### TASK DIRECTIONS
Your reply should be a single number: how many lines contain the string "this".
▬▬▬▬▬▬▬▬▬▬
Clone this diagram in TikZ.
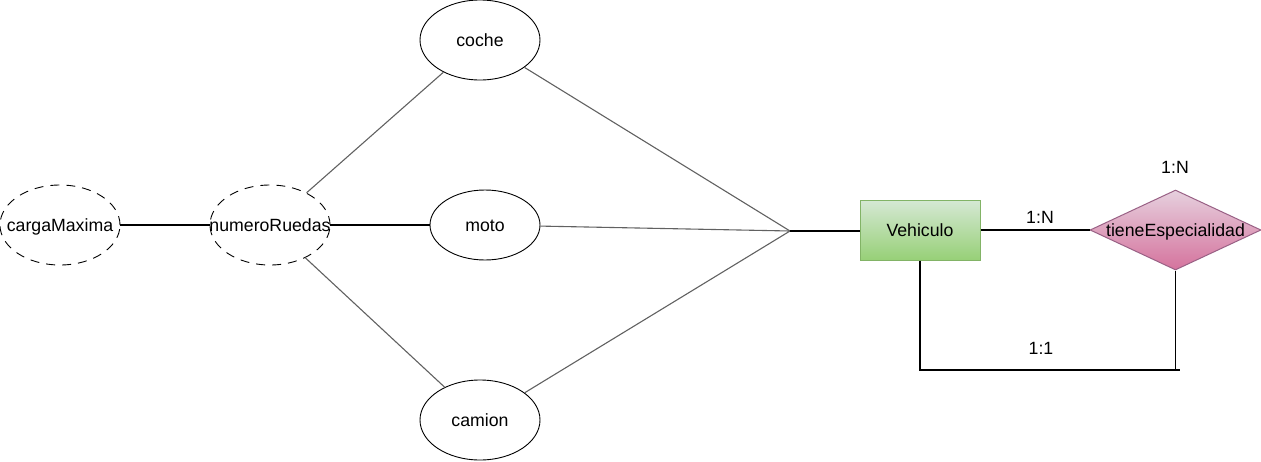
\documentclass[tikz,border=0pt]{standalone}
\usepackage{fontspec}
\setmainfont{Liberation Sans}
\usetikzlibrary{shapes.geometric}
\begin{document}
\begin{tikzpicture}[x=1pt,y=-1pt,
  attr/.style={ellipse,draw=black,line width=0.9pt,inner sep=0pt,minimum width=120pt,minimum height=80pt},
  dashedattr/.style={attr,dash pattern=on 9pt off 7pt},
  nodetxt/.style={inner sep=0pt,text height=12.5pt,text depth=0pt,font=\fontsize{17.7}{20}\selectfont},
  lbltxt/.style={inner sep=0pt,text height=12.5pt,text depth=0pt,font=\fontsize{17.7}{20}\selectfont},
  greyline/.style={draw=black!62,line width=1.1pt},
  blackline/.style={draw=black,line width=1.1pt}]
\useasboundingbox (0,0) rectangle (1261,461);
% attributes
\node[dashedattr] (carga) at (60,225) {};
\node[nodetxt] (cargaT) at (60,225) {cargaMaxima};
\node[dashedattr] (num) at (270,225) {};
\node[nodetxt] (numT) at (270,225) {numeroRuedas};
\node[attr] (coche) at (480,40) {};
\node[nodetxt] (cocheT) at (480,40) {coche};
\node[attr,minimum width=110pt,minimum height=70pt] (moto) at (485,225) {};
\node[nodetxt] (motoT) at (485,225) {moto};
\node[attr] (camion) at (480,420) {};
\node[nodetxt] (camionT) at (480,420) {camion};
% entity
\node[rectangle,draw={rgb,255:red,130;green,179;blue,102},line width=1pt,
      top color={rgb,255:red,213;green,232;blue,212},bottom color={rgb,255:red,151;green,208;blue,119},
      minimum width=120pt,minimum height=60pt,inner sep=0pt] (veh) at (920,230) {};
\node[nodetxt] (vehT) at (920,230) {Vehiculo};
% relationship
\node[diamond,draw={rgb,255:red,153;green,97;blue,133},line width=1pt,
      top color={rgb,255:red,230;green,208;blue,222},bottom color={rgb,255:red,213;green,115;blue,157},
      minimum width=171pt,minimum height=80pt,inner sep=0pt,aspect=2.14] (dia) at (1175.5,230) {};
\node[nodetxt] (diaT) at (1175.5,230) {tieneEspecialidad};
% junction
\coordinate (j) at (790,231);
\coordinate (c1) at (1180,370);
% connectors
\draw[blackline] (carga) -- (num);
\draw[blackline] (num) -- (moto);
\draw[greyline] (num) -- (coche);
\draw[greyline] (num) -- (camion);
\draw[greyline] (coche) -- (j);
\draw[greyline] (moto) -- (j);
\draw[greyline] (camion) -- (j);
\draw[blackline] (j) -- (veh.west |- j);
\draw[blackline] (veh.east) -- (dia.west);
\draw[blackline] (veh.south) |- (c1);
\draw[blackline] (dia.south) -- (dia.south |- c1);
% labels
\node[lbltxt] (l1) at (1040,217) {1:N};
\node[lbltxt] (l2) at (1175,167) {1:N};
\node[lbltxt] (l3) at (1041,348) {1:1};
\end{tikzpicture}
\end{document}
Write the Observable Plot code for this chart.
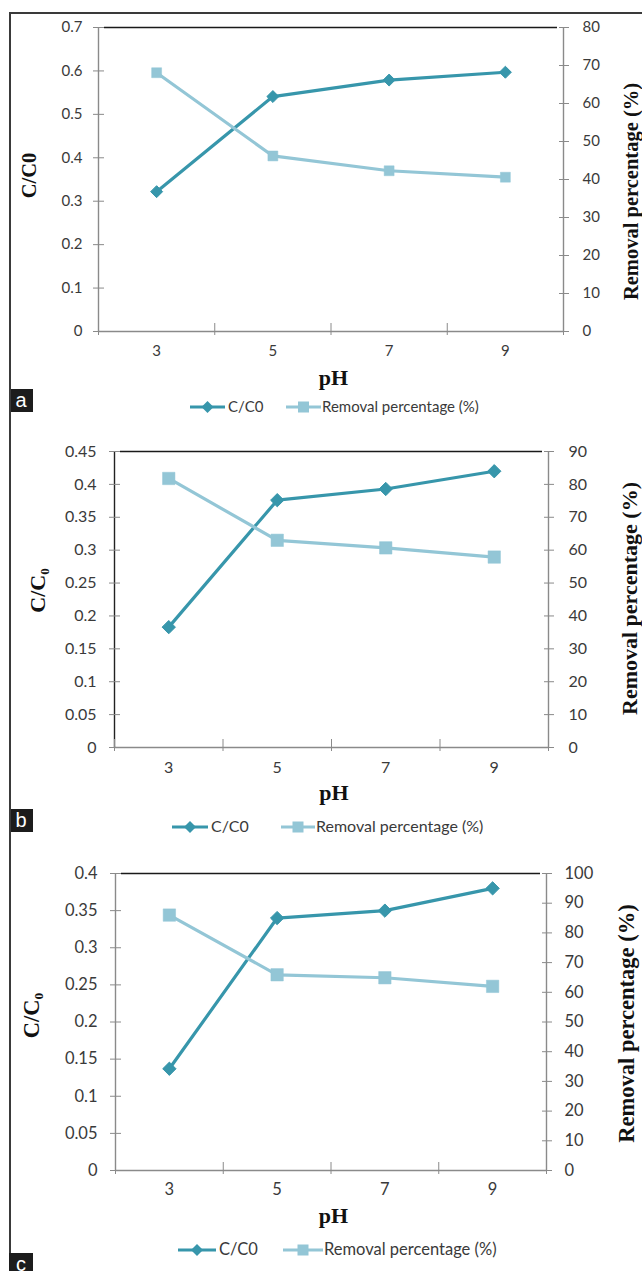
<!DOCTYPE html>
<html><head><meta charset="utf-8">
<script src="https://cdn.jsdelivr.net/npm/d3@7"></script>
<script src="https://cdn.jsdelivr.net/npm/@observablehq/plot@0.6"></script>
<style>
body{margin:0;background:#fff;}
#root{position:relative;width:642px;height:1271px;overflow:hidden;background:#fff;}
#root svg{position:absolute;left:0;}
.letter{position:absolute;left:9px;width:24px;background:#1c1c1c;color:#fff;font-family:"Liberation Sans",Arial,sans-serif;font-size:20px;line-height:22px;text-align:center;overflow:hidden;}
.legtext{position:absolute;font-family:Lato,sans-serif;color:#3a3a3a;white-space:nowrap;line-height:1;}
</style></head><body><div id="root"></div>
<script>
// ---- data ----
const pH = [3, 5, 7, 9];
const ratioA = [0.322, 0.541, 0.579, 0.597];
const removalA = [68.1, 46.2, 42.3, 40.6];
const ratioB = [0.183, 0.376, 0.393, 0.420];
const removalB = [81.8, 63.0, 60.7, 57.9];
const ratioC = [0.137, 0.340, 0.350, 0.380];
const removalC = [86.0, 65.9, 64.9, 62.0];
const ratioTicksA = [0, 0.1, 0.2, 0.3, 0.4, 0.5, 0.6, 0.7];
const ratioTicksB = [0, 0.05, 0.1, 0.15, 0.2, 0.25, 0.3, 0.35, 0.4, 0.45];
const ratioTicksC = [0, 0.05, 0.1, 0.15, 0.2, 0.25, 0.3, 0.35, 0.4];
const removalTicksA = [0, 10, 20, 30, 40, 50, 60, 70, 80];
const removalTicksB = [0, 10, 20, 30, 40, 50, 60, 70, 80, 90];
const removalTicksC = [0, 10, 20, 30, 40, 50, 60, 70, 80, 90, 100];
const xDividers = [2, 4, 6, 8, 10];
const panelLetters = ["a", "b", "c"];
const ratioTitles = ["C/C0", "C/C\u2080", "C/C\u2080"];
const removalTitle = "Removal percentage (%)";
const xTitle = "pH";
const legendLabels = ["C/C0", "Removal percentage (%)"];

// ---- layout / style ----
const DARK = "#3796ab", LIGHT = "#93c6d6", AXIS = "#8a8a8a", TXT = "#3a3a3a";
const panels = [
  {top: 0, height: 420, ml: 98, mr: 79, mt: 27, mb: 89, ratio: ratioA, removal: removalA, rt: ratioTicksA, mt2: removalTicksA,
   yMax: 0.7, rMax: 80, fs: 15, lpad: 11, rpad: 14, xpad: 14, leftAxis: AXIS, titleFs: 20.5, ratioDx: -69, ratioDy: -4,
   remDx: 68, remDy: 12, phDy: 46, sq: 5.6, dia: 5.4,
   leg: {y: 407, l1: 190, t1: 228, l2: 286, t2: 322, fs: 15}, letterTop: 389, letterH: 23},
  {top: 420, height: 420, ml: 114, mr: 94, mt: 31, mb: 93, ratio: ratioB, removal: removalB, rt: ratioTicksB, mt2: removalTicksB,
   yMax: 0.45, rMax: 90, fs: 16, lpad: 13, rpad: 15, xpad: 14, leftAxis: "#222", titleFs: 22, ratioDx: -77, ratioDy: -9,
   remDx: 81, remDy: -1, phDy: 45, sq: 7, dia: 6,
   leg: {y: 827, l1: 172, t1: 211, l2: 281, t2: 316, fs: 16}, letterTop: 809, letterH: 23},
  {top: 840, height: 431, ml: 115, mr: 96, mt: 33, mb: 101, ratio: ratioC, removal: removalC, rt: ratioTicksC, mt2: removalTicksC,
   yMax: 0.4, rMax: 100, fs: 16.5, lpad: 13, rpad: 13, xpad: 13, leftAxis: AXIS, titleFs: 22.5, ratioDx: -84, ratioDy: -6.5,
   remDx: 80, remDy: 1.5, phDy: 45, sq: 7, dia: 6,
   leg: {y: 1250, l1: 178, t1: 219, l2: 283, t2: 324, fs: 16.5}, letterTop: 1253, letterH: 22}
];

const root = document.getElementById("root");
const serif = "'Liberation Serif','DejaVu Serif',serif";

panels.forEach((p, i) => {
  const data = pH.map((x, k) => ({pH: x, ratio: p.ratio[k], removal: p.removal[k]}));
  const common = {width: 642, height: p.height, marginLeft: p.ml, marginRight: p.mr, marginTop: p.mt, marginBottom: p.mb,
    style: {background: "transparent", fontFamily: "Lato, sans-serif", overflow: "visible"}};
  const left = Plot.plot({
    ...common,
    x: {domain: [2, 10], axis: null},
    y: {domain: [0, p.yMax], axis: null},
    marks: [
      Plot.ruleY([p.yMax], {stroke: "#1a1a1a", strokeWidth: 1.5, insetLeft: 6, insetRight: 6}),
      Plot.ruleY([0], {stroke: AXIS, strokeWidth: 1.4}),
      Plot.ruleX([2], {stroke: p.leftAxis, strokeWidth: 1.4}),
      Plot.axisY(p.rt, {anchor: "left", tickSize: 11, dx: 6, tickPadding: p.lpad, stroke: AXIS, fill: TXT,
        fontSize: p.fs, tickFormat: d => String(d), label: null}),
      Plot.axisX(xDividers, {anchor: "bottom", tickSize: 12, dy: -8, tickFormat: () => "", stroke: AXIS, label: null}),
      Plot.axisX(pH, {anchor: "bottom", tickSize: 0, tickPadding: p.xpad, fill: TXT, fontSize: p.fs,
        tickFormat: d => String(d), label: null}),
      Plot.line(data, {x: "pH", y: "ratio", stroke: DARK, strokeWidth: 3.2}),
      Plot.dot(data, {x: "pH", y: "ratio", symbol: "diamond2", r: p.dia, fill: DARK, stroke: DARK, strokeWidth: 1}),
      Plot.text([ratioTitles[i]], {frameAnchor: "left", text: d => d, rotate: -90, dx: p.ratioDx, dy: p.ratioDy,
        textAnchor: "middle", lineAnchor: "middle",
        fontFamily: serif, fontWeight: "bold", fontSize: p.titleFs, fill: "#111"}),
      Plot.text([xTitle], {frameAnchor: "bottom", text: d => d, dx: 2.5, dy: p.phDy,
        textAnchor: "middle", lineAnchor: "middle",
        fontFamily: serif, fontWeight: "bold", fontSize: 22, fill: "#111"})
    ]
  });
  const right = Plot.plot({
    ...common,
    x: {domain: [2, 10], axis: null},
    y: {domain: [0, p.rMax], axis: null},
    marks: [
      Plot.ruleX([10], {stroke: AXIS, strokeWidth: 1.4}),
      Plot.axisY(p.mt2, {anchor: "right", tickSize: 10, dx: -5, tickPadding: p.rpad, stroke: AXIS, fill: TXT,
        fontSize: p.fs, tickFormat: d => String(d), label: null}),
      Plot.line(data, {x: "pH", y: "removal", stroke: LIGHT, strokeWidth: 3.2}),
      Plot.dot(data, {x: "pH", y: "removal", symbol: "square", r: p.sq, fill: LIGHT, stroke: LIGHT, strokeWidth: 0.5}),
      Plot.text([removalTitle], {frameAnchor: "right", text: d => d, rotate: -90, dx: p.remDx, dy: p.remDy,
        textAnchor: "middle", lineAnchor: "middle",
        fontFamily: serif, fontWeight: "bold", fontSize: p.titleFs, fill: "#111"})
    ]
  });
  left.style.top = p.top + "px";
  right.style.top = p.top + "px";
  root.appendChild(left);
  root.appendChild(right);

  // legend
  const L = p.leg;
  const ns = "http://www.w3.org/2000/svg";
  const lg = document.createElementNS(ns, "svg");
  lg.setAttribute("width", 642); lg.setAttribute("height", 24);
  lg.style.top = (L.y - 12) + "px";
  const mk = (tag, attrs) => { const e = document.createElementNS(ns, tag); for (const k in attrs) e.setAttribute(k, attrs[k]); lg.appendChild(e); };
  mk("line", {x1: L.l1, x2: L.t1 - 3, y1: 12, y2: 12, stroke: DARK, "stroke-width": 3.2});
  const cx1 = (L.l1 + L.t1 - 3) / 2;
  mk("path", {d: `M${cx1},${12 - 6}L${cx1 + 6},12L${cx1},${12 + 6}L${cx1 - 6},12Z`, fill: DARK});
  mk("line", {x1: L.l2, x2: L.t2 - 1, y1: 12, y2: 12, stroke: LIGHT, "stroke-width": 3.2});
  const cx2 = (L.l2 + L.t2 - 1) / 2;
  mk("rect", {x: cx2 - 5.5, y: 12 - 5.5, width: 11, height: 11, fill: LIGHT});
  root.appendChild(lg);
  [[legendLabels[0], L.t1], [legendLabels[1], L.t2]].forEach(([t, x]) => {
    const s = document.createElement("div");
    s.className = "legtext";
    s.textContent = t;
    s.style.left = x + "px";
    s.style.fontSize = L.fs + "px";
    s.style.top = (L.y - L.fs * 0.55) + "px";
    root.appendChild(s);
  });

  // panel letter
  const d = document.createElement("div");
  d.className = "letter";
  d.textContent = panelLetters[i];
  d.style.top = p.letterTop + "px";
  d.style.height = p.letterH + "px";
  root.appendChild(d);
});

// frame lines
const vl = document.createElement("div");
Object.assign(vl.style, {position: "absolute", left: "9px", top: "12px", width: "1.5px", height: "1241px", background: "#3a3a3a"});
root.appendChild(vl);
const hl = document.createElement("div");
Object.assign(hl.style, {position: "absolute", left: "9px", top: "12px", width: "633px", height: "1.5px", background: "#3a3a3a"});
root.appendChild(hl);
</script></body></html>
▬▬▬▬▬▬▬▬▬▬
### COMPLETE OUTPUT
2